Your task:
Your task is to copy a single run of lines that starts at the line with "What Plotly code" and stops at the line with "md_hi = [4.43, 16.55, 29.58, 1.50, 38.98, 13.06, 10.59]", keeping both ends. Copy nothing else.

Exercise material:
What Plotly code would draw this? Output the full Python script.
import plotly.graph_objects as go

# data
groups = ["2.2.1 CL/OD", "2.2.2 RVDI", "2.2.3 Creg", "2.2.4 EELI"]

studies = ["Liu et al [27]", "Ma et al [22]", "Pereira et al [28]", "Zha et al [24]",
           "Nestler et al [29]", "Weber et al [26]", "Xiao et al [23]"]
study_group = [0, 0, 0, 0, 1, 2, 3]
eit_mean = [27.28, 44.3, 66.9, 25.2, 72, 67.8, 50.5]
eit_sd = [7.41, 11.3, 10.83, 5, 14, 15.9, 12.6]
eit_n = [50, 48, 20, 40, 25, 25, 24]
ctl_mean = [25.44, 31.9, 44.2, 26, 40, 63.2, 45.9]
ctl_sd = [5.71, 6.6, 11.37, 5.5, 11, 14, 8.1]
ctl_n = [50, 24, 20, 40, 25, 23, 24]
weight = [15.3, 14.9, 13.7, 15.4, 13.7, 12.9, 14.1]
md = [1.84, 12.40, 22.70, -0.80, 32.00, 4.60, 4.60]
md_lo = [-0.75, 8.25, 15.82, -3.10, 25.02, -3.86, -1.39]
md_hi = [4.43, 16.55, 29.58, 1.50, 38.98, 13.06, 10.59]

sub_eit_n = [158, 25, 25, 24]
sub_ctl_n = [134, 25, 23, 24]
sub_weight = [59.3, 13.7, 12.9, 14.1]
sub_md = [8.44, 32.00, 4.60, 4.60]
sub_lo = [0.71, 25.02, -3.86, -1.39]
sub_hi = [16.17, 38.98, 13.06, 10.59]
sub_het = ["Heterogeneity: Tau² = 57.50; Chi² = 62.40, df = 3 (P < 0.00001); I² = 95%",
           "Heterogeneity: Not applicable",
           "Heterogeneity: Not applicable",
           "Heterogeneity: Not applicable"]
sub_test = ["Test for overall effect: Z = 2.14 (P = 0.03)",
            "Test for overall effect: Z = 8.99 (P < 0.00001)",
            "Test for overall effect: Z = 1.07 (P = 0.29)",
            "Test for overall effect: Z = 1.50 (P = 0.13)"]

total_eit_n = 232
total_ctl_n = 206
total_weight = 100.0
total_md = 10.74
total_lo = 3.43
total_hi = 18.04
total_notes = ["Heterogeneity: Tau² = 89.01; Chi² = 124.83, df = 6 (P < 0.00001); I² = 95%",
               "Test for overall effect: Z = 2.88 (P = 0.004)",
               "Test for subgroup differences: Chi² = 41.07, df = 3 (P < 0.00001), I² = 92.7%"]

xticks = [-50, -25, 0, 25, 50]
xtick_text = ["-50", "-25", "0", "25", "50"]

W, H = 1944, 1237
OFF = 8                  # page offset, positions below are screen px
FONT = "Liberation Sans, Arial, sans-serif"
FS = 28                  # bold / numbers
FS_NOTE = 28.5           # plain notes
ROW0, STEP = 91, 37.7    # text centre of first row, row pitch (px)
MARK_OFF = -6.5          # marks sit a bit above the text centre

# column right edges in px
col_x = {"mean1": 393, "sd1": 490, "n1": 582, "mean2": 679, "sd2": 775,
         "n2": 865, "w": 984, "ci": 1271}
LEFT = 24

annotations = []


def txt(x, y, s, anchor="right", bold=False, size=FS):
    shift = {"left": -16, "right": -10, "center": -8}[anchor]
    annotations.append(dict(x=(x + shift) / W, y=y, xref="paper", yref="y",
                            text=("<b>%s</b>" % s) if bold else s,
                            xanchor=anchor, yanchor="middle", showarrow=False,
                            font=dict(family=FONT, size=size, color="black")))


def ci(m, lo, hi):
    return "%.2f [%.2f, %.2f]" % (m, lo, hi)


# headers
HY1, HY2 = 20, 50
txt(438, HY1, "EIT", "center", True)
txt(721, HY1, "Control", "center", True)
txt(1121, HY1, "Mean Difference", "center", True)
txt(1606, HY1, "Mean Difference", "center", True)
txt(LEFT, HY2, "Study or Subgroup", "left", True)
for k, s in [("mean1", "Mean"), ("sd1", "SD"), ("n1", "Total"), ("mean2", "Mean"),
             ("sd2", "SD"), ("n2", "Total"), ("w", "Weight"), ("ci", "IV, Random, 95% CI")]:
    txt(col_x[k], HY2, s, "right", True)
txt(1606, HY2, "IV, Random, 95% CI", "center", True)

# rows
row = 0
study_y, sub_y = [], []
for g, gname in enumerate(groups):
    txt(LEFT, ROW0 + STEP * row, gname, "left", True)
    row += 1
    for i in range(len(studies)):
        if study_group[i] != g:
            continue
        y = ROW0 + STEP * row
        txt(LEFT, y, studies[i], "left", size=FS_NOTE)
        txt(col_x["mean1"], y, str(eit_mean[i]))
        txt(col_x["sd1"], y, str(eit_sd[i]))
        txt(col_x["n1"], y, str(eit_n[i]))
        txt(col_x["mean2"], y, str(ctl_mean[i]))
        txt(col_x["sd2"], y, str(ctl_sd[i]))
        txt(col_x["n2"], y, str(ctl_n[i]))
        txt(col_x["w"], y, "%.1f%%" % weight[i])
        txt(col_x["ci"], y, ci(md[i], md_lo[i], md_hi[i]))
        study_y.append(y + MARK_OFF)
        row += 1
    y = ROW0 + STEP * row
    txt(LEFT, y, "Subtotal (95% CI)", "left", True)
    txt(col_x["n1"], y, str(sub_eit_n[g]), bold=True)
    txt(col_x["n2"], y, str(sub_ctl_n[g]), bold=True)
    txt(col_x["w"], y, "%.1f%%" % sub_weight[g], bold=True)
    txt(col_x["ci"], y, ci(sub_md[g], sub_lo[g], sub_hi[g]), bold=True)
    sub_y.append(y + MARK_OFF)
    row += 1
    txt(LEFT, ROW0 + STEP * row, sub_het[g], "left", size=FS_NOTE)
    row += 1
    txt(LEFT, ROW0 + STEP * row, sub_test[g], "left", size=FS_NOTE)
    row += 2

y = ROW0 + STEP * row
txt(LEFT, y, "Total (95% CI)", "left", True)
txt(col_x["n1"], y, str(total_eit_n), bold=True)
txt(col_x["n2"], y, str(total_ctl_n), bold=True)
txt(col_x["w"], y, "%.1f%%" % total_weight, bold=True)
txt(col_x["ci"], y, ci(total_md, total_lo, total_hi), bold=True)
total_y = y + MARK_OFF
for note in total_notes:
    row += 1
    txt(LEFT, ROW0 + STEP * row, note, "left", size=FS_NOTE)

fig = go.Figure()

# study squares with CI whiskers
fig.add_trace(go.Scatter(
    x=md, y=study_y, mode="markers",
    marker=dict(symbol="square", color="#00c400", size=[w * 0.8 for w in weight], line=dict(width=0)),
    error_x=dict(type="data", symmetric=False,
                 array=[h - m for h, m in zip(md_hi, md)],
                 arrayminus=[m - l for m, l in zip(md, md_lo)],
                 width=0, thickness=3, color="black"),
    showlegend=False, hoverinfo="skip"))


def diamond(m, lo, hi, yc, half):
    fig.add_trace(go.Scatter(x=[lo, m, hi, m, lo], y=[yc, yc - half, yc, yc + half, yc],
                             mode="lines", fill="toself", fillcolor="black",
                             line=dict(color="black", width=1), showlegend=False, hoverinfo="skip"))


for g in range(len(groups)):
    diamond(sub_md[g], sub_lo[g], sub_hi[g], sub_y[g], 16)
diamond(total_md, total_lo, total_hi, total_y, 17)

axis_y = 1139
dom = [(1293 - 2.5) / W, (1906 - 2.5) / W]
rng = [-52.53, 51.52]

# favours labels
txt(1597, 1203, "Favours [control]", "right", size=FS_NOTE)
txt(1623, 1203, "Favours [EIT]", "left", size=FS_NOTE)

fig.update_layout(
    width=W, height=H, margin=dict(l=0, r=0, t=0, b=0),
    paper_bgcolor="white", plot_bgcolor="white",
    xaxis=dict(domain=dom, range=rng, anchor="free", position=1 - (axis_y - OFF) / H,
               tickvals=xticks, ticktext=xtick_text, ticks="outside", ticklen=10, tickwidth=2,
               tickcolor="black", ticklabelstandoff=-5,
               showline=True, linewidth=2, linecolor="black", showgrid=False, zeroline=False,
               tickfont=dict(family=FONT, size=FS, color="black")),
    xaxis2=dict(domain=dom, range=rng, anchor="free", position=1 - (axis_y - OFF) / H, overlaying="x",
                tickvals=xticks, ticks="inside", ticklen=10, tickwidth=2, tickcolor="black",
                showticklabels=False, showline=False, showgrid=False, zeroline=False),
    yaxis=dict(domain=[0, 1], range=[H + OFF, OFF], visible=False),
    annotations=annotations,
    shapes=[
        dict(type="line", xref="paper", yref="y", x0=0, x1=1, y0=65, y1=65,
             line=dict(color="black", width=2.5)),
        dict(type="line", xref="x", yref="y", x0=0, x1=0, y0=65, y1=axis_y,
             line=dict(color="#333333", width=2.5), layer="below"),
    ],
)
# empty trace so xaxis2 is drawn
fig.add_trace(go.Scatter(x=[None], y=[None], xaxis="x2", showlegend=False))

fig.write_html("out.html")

* * *

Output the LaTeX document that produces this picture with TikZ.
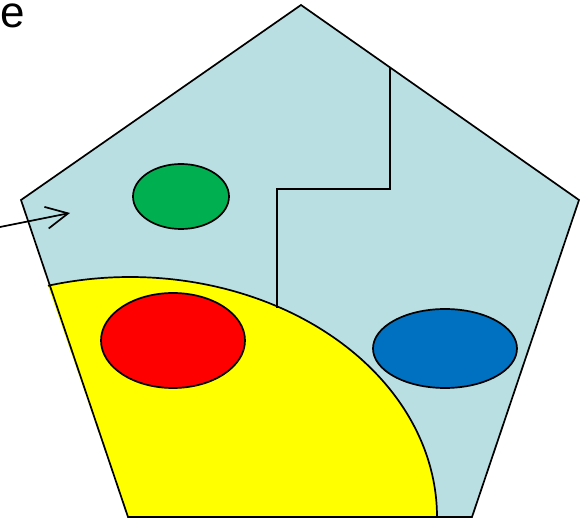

Response for this exercise:
What Plotly code would draw this? Output the full Python script.
import plotly.graph_objects as go

# data
groups = ["2.2.1 CL/OD", "2.2.2 RVDI", "2.2.3 Creg", "2.2.4 EELI"]

studies = ["Liu et al [27]", "Ma et al [22]", "Pereira et al [28]", "Zha et al [24]",
           "Nestler et al [29]", "Weber et al [26]", "Xiao et al [23]"]
study_group = [0, 0, 0, 0, 1, 2, 3]
eit_mean = [27.28, 44.3, 66.9, 25.2, 72, 67.8, 50.5]
eit_sd = [7.41, 11.3, 10.83, 5, 14, 15.9, 12.6]
eit_n = [50, 48, 20, 40, 25, 25, 24]
ctl_mean = [25.44, 31.9, 44.2, 26, 40, 63.2, 45.9]
ctl_sd = [5.71, 6.6, 11.37, 5.5, 11, 14, 8.1]
ctl_n = [50, 24, 20, 40, 25, 23, 24]
weight = [15.3, 14.9, 13.7, 15.4, 13.7, 12.9, 14.1]
md = [1.84, 12.40, 22.70, -0.80, 32.00, 4.60, 4.60]
md_lo = [-0.75, 8.25, 15.82, -3.10, 25.02, -3.86, -1.39]
md_hi = [4.43, 16.55, 29.58, 1.50, 38.98, 13.06, 10.59]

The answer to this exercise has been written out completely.